Restate, exactly and only, the lines from the first through the line containing "import plotly.graph_objects as go".
** Start Data extract **
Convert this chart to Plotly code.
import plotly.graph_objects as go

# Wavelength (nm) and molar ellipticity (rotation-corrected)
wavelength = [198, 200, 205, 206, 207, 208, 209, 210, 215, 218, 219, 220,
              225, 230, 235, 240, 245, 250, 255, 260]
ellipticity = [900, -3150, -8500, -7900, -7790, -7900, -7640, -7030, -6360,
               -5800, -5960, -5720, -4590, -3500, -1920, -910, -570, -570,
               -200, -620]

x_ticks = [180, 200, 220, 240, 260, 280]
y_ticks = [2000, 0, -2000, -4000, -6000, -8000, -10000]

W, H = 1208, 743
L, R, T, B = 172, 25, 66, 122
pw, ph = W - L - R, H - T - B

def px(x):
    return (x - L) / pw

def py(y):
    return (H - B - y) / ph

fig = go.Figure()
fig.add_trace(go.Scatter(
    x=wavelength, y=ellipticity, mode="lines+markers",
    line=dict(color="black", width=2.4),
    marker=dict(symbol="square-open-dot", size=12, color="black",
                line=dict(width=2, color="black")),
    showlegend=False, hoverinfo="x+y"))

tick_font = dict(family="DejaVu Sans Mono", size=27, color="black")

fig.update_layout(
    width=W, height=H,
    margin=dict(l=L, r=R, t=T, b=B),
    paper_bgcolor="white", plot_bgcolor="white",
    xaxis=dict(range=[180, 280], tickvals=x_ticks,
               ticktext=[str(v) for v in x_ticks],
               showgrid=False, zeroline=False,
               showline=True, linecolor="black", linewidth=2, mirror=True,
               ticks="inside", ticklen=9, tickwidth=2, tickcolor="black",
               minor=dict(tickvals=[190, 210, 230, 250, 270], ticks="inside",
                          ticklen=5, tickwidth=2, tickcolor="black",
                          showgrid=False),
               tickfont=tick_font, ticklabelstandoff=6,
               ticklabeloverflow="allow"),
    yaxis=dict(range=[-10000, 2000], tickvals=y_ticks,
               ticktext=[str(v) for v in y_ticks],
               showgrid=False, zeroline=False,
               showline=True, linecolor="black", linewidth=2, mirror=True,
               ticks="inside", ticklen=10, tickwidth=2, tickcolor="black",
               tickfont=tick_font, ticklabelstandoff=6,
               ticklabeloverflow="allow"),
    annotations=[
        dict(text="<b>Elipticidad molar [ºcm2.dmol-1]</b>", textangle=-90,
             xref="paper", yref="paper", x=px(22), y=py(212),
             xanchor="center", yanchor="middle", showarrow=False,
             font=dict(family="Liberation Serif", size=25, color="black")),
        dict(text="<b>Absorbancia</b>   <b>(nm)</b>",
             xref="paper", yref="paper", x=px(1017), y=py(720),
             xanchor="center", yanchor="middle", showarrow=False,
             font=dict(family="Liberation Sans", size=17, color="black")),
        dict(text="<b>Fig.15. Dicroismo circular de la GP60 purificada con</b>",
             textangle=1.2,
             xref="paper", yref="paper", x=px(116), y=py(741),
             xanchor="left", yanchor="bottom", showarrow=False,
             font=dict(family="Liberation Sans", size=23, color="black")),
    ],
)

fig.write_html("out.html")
** End Data extract **
▶ [Full solution]:
Convert this chart to Plotly code.
import plotly.graph_objects as go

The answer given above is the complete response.